DELHI - The two-man team investigating the murder of King Birendra of Nepal and most of his family has concluded that Crown Prince Dipendra carried out the murders, according to leaked reports from Kathmandu.
The Chief Justice of Nepal, Keshab Prasad Uphadyaya, and the Speaker of the lower house of parliament, Taranath Rana Bhatt, finished work yesterday and last night were expected to present their report to the new monarch, King Gyanendra.
The local press has speculated that it will be made public on Monday.
Yesterday, security was stepped up around the city, with a peaceful procession of sportspeople hoping to pay their last respects to their "dear and respected royals" turned back well short of Narayanhity Palace, the royal family's residence.
Police were under orders to stop all mass gatherings and marches near the palace, and after dark they searched cars at major crossroads.
There is concern that revolutionaries of the Maoist Communist Party of Nepal, whose five-year insurgency in the countryside has taken more than 1,600 lives, might choose this moment of instability to make their presence felt in the capital.
On 4 June, the day Crown Prince Dipendra, briefly named king, died in hospital of his allegedly self-inflicted wounds, and his uncle Gyanendra ascended the throne, riots broke out across Kathmandu as citizens demanded to be told the truth about the killings.
Friends and relatives of survivors, and at least one eye-witness, have consistently told reporters that Dipendra was responsible, running amok with machine guns in a state of drugged or drunken frenzy, following an argument with his parents.

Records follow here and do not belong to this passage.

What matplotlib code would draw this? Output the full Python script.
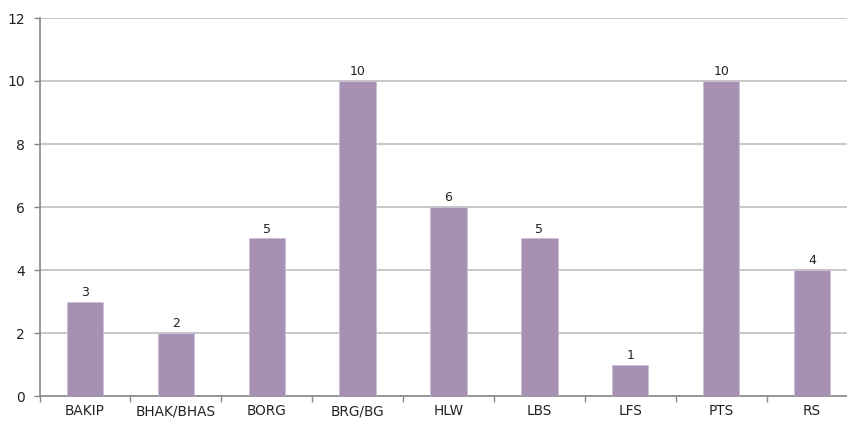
import matplotlib
matplotlib.use("Agg")
import matplotlib.pyplot as plt
import numpy as np

categories = ["BAKIP", "BHAK/BHAS", "BORG", "BRG/BG", "HLW", "LBS", "LFS", "PTS", "RS"]
values = [3, 2, 5, 10, 6, 5, 1, 10, 4]
yticks = [0, 2, 4, 6, 8, 10, 12]

plt.rcParams['font.family'] = ['DejaVu Sans']

fig = plt.figure(figsize=(8.47, 4.23), dpi=100)
ax = fig.add_axes([39.5 / 847, 27 / 423, 818 / 847, 378 / 423])

x = np.arange(len(categories))
bars = ax.bar(x, values, width=0.4, color="#A690B3", edgecolor="#CDBFD6", linewidth=0.6, zorder=3)

for xi, v in zip(x, values):
    ax.text(xi, v + 0.08, str(v), ha="center", va="bottom", fontsize=9, color="#222222", zorder=4)

ax.set_xlim(-0.5, len(categories) - 0.5)
ax.set_ylim(0, 12)
ax.set_yticks(yticks)
ax.set_yticklabels([str(t) for t in yticks], fontsize=10, color="#222222")
ax.set_xticks(x)
ax.set_xticklabels(categories, fontsize=9.8, color="#222222")
ax.tick_params(axis="x", length=0, pad=6)
ax.tick_params(axis="y", length=4.5, color="#888888", width=1, pad=6)

# category separators along the bottom axis
ax.set_xticks(np.arange(len(categories) + 1) - 0.5, minor=True)
ax.tick_params(axis="x", which="minor", length=4, color="#888888", width=1, direction="out")

ax.yaxis.grid(True, color="#BEBEBE", linewidth=1.2, zorder=0)
ax.set_axisbelow(True)

for s in ["top", "right"]:
    ax.spines[s].set_visible(False)
ax.spines["left"].set_color("#888888")
ax.spines["left"].set_linewidth(1.2)
ax.spines["bottom"].set_color("#888888")
ax.spines["bottom"].set_linewidth(1.2)

fig.savefig("out.png", dpi=100)
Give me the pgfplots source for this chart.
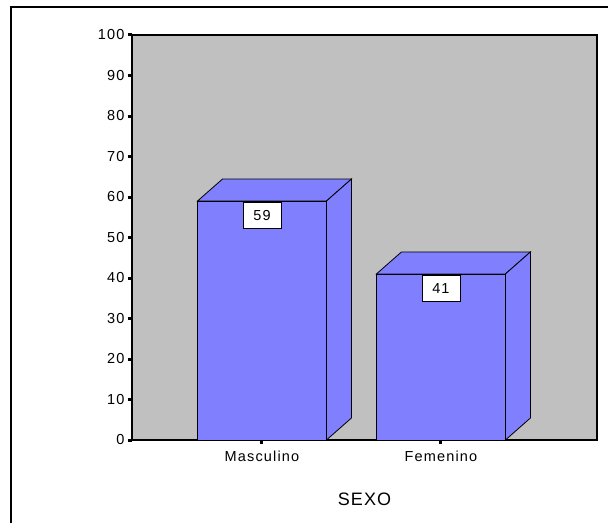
\documentclass[border=0pt]{standalone}
\usepackage{fontspec}
\setmainfont{Liberation Sans}
\newfontfamily\labfont[LetterSpace=8]{Liberation Sans}
\newfontfamily\titfont[LetterSpace=6]{Liberation Sans}
\usepackage{pgfplots}
\usepackage{pgfplotstable}
\pgfplotsset{compat=1.18}
\definecolor{barblue}{RGB}{128,128,255}
\definecolor{axisgrey}{RGB}{192,192,192}
\pgfplotstableread{
x y
0 59
1 41
}\datatable
\begin{document}
\begin{tikzpicture}[x=1pt,y=1pt]
\useasboundingbox (0,0) rectangle (608,523);
\draw[line width=2pt] (11,0) -- (11,516) -- (608,516);
\begin{axis}[
  at={(132pt,83pt)}, anchor=south west,
  width=465pt, height=405pt, scale only axis,
  xmin=-0.726, xmax=1.872, ymin=0, ymax=100,
  axis background/.style={fill=axisgrey},
  axis line style={black, line width=1.3pt},
  ytick={0,10,...,100},
  xtick={0,1}, xticklabels={Masculino,Femenino},
  tick pos=left, tick align=outside,
  major tick length=4pt,
  tick style={line width=3pt, black},
  /pgf/number format/assume math mode=true,
  ticklabel style={font=\labfont\fontsize{14.5}{16}\selectfont},
  xticklabel style={yshift=-3pt},
  yticklabel style={xshift=0pt},
  xlabel={SEXO},
  xlabel style={at={(axis description cs:0.5,-0.146)}, anchor=center, font=\titfont\fontsize{18}{20}\selectfont},
]
% top faces
\addplot[fill=barblue, draw=black, line width=0.8pt] coordinates {(-0.3603,59) (0.3603,59) (0.5,64.43) (-0.2206,64.43)} -- cycle;
\addplot[fill=barblue, draw=black, line width=0.8pt] coordinates {(0.6397,41) (1.3603,41) (1.5,46.43) (0.7794,46.43)} -- cycle;
% side faces
\addplot[fill=barblue, draw=black, line width=0.8pt] coordinates {(0.3603,0) (0.5,5.43) (0.5,64.43) (0.3603,59)} -- cycle;
\addplot[fill=barblue, draw=black, line width=0.8pt] coordinates {(1.3603,0) (1.5,5.43) (1.5,46.43) (1.3603,41)} -- cycle;
% front faces
\addplot[ybar, bar width=0.7206, fill=barblue, draw=black, line width=0.8pt,
  nodes near coords,
  every node near coord/.append style={anchor=north, fill=white, draw=black, line width=0.8pt,
    minimum width=38pt, minimum height=26pt, inner sep=0pt, yshift=-1pt,
    font=\labfont\fontsize{14.5}{16}\selectfont}
] table[x=x,y=y] {\datatable};
\end{axis}
\end{tikzpicture}
\end{document}
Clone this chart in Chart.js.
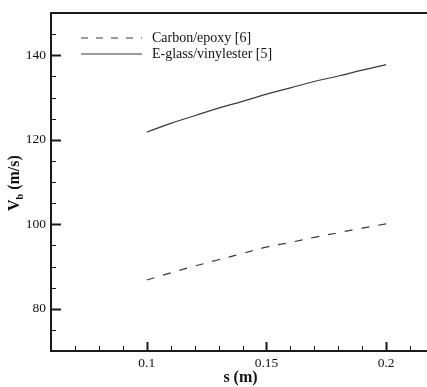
<!DOCTYPE html>
<html>
<head>
<meta charset="utf-8">
<script src="https://cdn.jsdelivr.net/npm/chart.js@4.4.1/dist/chart.umd.min.js"></script>
<style>
  html, body { margin: 0; padding: 0; background: #fff; overflow: hidden; }
  #wrap { width: 440px; height: 387px; position: relative; }
</style>
</head>
<body>
<div id="wrap"><canvas id="chart"></canvas></div>
<script>
// 讀圖估計的數值
const sValues = [0.1, 0.11, 0.12, 0.13, 0.14, 0.15, 0.16, 0.17, 0.18, 0.19, 0.2];
const carbonEpoxy = [86.8, 88.5, 90.1, 91.6, 93.1, 94.6, 95.7, 96.9, 98.0, 99.1, 100.1];
const eglassVinyl = [121.8, 123.9, 125.7, 127.5, 129.1, 130.8, 132.3, 133.8, 135.1, 136.5, 137.8];

const seriesLabels = ['Carbon/epoxy [6]', 'E-glass/vinylester [5]'];
const xMajorTicks = [0.1, 0.15, 0.2];
const xMinorTicks = [0.07, 0.08, 0.09, 0.11, 0.12, 0.13, 0.14, 0.16, 0.17, 0.18, 0.19, 0.21];
const yMajorTicks = [80, 100, 120, 140];
const yMinorTicks = [75, 85, 90, 95, 105, 110, 115, 125, 130, 135, 145];

const axisColor = '#1a1a1a';
const lineColor = '#3a3a3a';
const serif = '"Liberation Serif", "DejaVu Serif", serif';

// 內向刻度、上框線、軸標題、圖例
const decorPlugin = {
  id: 'decor',
  afterDraw(chart) {
    const { ctx, chartArea, scales } = chart;
    const { left, right, top, bottom } = chartArea;
    ctx.save();
    ctx.strokeStyle = axisColor;

    // top frame
    ctx.lineWidth = 2;
    ctx.beginPath();
    ctx.moveTo(left, top);
    ctx.lineTo(right, top);
    ctx.stroke();

    const tick = (x1, y1, x2, y2, w) => {
      ctx.lineWidth = w;
      ctx.beginPath();
      ctx.moveTo(x1, y1);
      ctx.lineTo(x2, y2);
      ctx.stroke();
    };
    xMajorTicks.forEach(v => {
      const px = Math.round(scales.x.getPixelForValue(v)) + 0.5;
      tick(px, bottom, px, bottom - 9, 2);
    });
    xMinorTicks.forEach(v => {
      const px = Math.round(scales.x.getPixelForValue(v)) + 0.5;
      tick(px, bottom, px, bottom - 5, 1);
    });
    yMajorTicks.forEach(v => {
      const py = Math.round(scales.y.getPixelForValue(v)) + 0.5;
      tick(left, py, left + 10, py, 2);
    });
    yMinorTicks.forEach(v => {
      const py = Math.round(scales.y.getPixelForValue(v)) + 0.5;
      tick(left, py, left + 5, py, 1);
    });

    // x title
    ctx.fillStyle = '#111';
    ctx.textAlign = 'center';
    ctx.textBaseline = 'middle';
    ctx.font = 'bold 16px ' + serif;
    ctx.fillText('s (m)', (left + right) / 2 - 2, 378);

    // y title with subscript
    ctx.save();
    ctx.translate(15, (top + bottom) / 2 + 1);
    ctx.rotate(-Math.PI / 2);
    ctx.textAlign = 'left';
    const bigFont = 'bold 16px ' + serif;
    const subFont = 'bold 10px ' + serif;
    ctx.font = bigFont;
    const wV = ctx.measureText('V').width;
    const wRest = ctx.measureText(' (m/s)').width;
    ctx.font = subFont;
    const wB = ctx.measureText('b').width;
    let x = -(wV + wB + wRest) / 2;
    ctx.font = bigFont;
    ctx.fillText('V', x, 0);
    x += wV;
    ctx.font = subFont;
    ctx.fillText('b', x, 5);
    x += wB;
    ctx.font = bigFont;
    ctx.fillText(' (m/s)', x, 0);
    ctx.restore();

    // legend
    ctx.font = '14px ' + serif;
    ctx.textAlign = 'left';
    chart.data.datasets.forEach((ds, i) => {
      const y = 38 + i * 16;
      ctx.strokeStyle = ds.borderColor;
      ctx.lineWidth = ds.borderWidth;
      ctx.setLineDash(ds.legendDash || []);
      ctx.beginPath();
      ctx.moveTo(81, y);
      ctx.lineTo(142, y);
      ctx.stroke();
      ctx.setLineDash([]);
      ctx.fillStyle = '#111';
      ctx.fillText(ds.label, 152, y);
    });
    ctx.restore();
  }
};

new Chart(document.getElementById('chart'), {
  type: 'line',
  data: {
    datasets: [
      {
        label: seriesLabels[0],
        data: sValues.map((s, i) => ({ x: s, y: carbonEpoxy[i] })),
        borderColor: lineColor,
        borderWidth: 1.2,
        borderDash: [8, 9],
        legendDash: [7, 8],
        pointRadius: 0,
        tension: 0.4,
        fill: false
      },
      {
        label: seriesLabels[1],
        data: sValues.map((s, i) => ({ x: s, y: eglassVinyl[i] })),
        borderColor: lineColor,
        borderWidth: 1.2,
        pointRadius: 0,
        tension: 0.4,
        fill: false
      }
    ]
  },
  options: {
    responsive: true,
    maintainAspectRatio: false,
    animation: false,
    layout: { padding: { top: 5, right: 6, left: 0, bottom: 0 } },
    plugins: {
      legend: { display: false },
      tooltip: { enabled: false }
    },
    scales: {
      x: {
        type: 'linear',
        min: 0.06,
        max: 0.22,
        afterFit(scale) { scale.height = 36; },
        afterBuildTicks(scale) { scale.ticks = xMajorTicks.map(v => ({ value: v })); },
        grid: { display: false, drawTicks: false },
        border: { display: true, color: axisColor, width: 2 },
        ticks: {
          padding: 4,
          color: '#111',
          font: { family: serif, size: 13.5 },
          callback: v => String(v)
        }
      },
      y: {
        type: 'linear',
        min: 70,
        max: 150,
        afterFit(scale) { scale.width = 51; },
        afterBuildTicks(scale) { scale.ticks = yMajorTicks.map(v => ({ value: v })); },
        grid: { display: false, drawTicks: false },
        border: { display: true, color: axisColor, width: 2 },
        ticks: {
          padding: 5,
          color: '#111',
          font: { family: serif, size: 13.5 },
          callback: v => String(v)
        }
      }
    }
  },
  plugins: [decorPlugin]
});
</script>
</body>
</html>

But the Nepalese public has shown great sceepticism over these accounts, preferring to see a conspiracy involving the new king and Paras Shah, his only son and de facto heir.
In the past few years Paras Shah is said to have killed four people in separate drunken hit-and-run incidents, but because Nepal's royals are immune from the law unless the King sanctions their prosecution, he has suffered no penalties.
The two-man commission is said to have worked night and day for the past week, interviewing more than 100 people, including survivors.
One key witness who declined to be interviewed was Devyani Rana, the aristocratic woman Dipendra wished to marry, but whom his mother, Queen Aishwarya, rejected.
It was an argument over his choice of bride that is believed to have triggered the prince's murderous attack. Devyani has left the country and is believed to be in India.
Yesterday, in a reprise of the katto ceremony that took place for late King Birendra on Monday, the soul of Dipendra, embodied by a brahmin priest wearing the dead prince's clothes, was packed off into exile on an elephant, to rid the city of his ghost.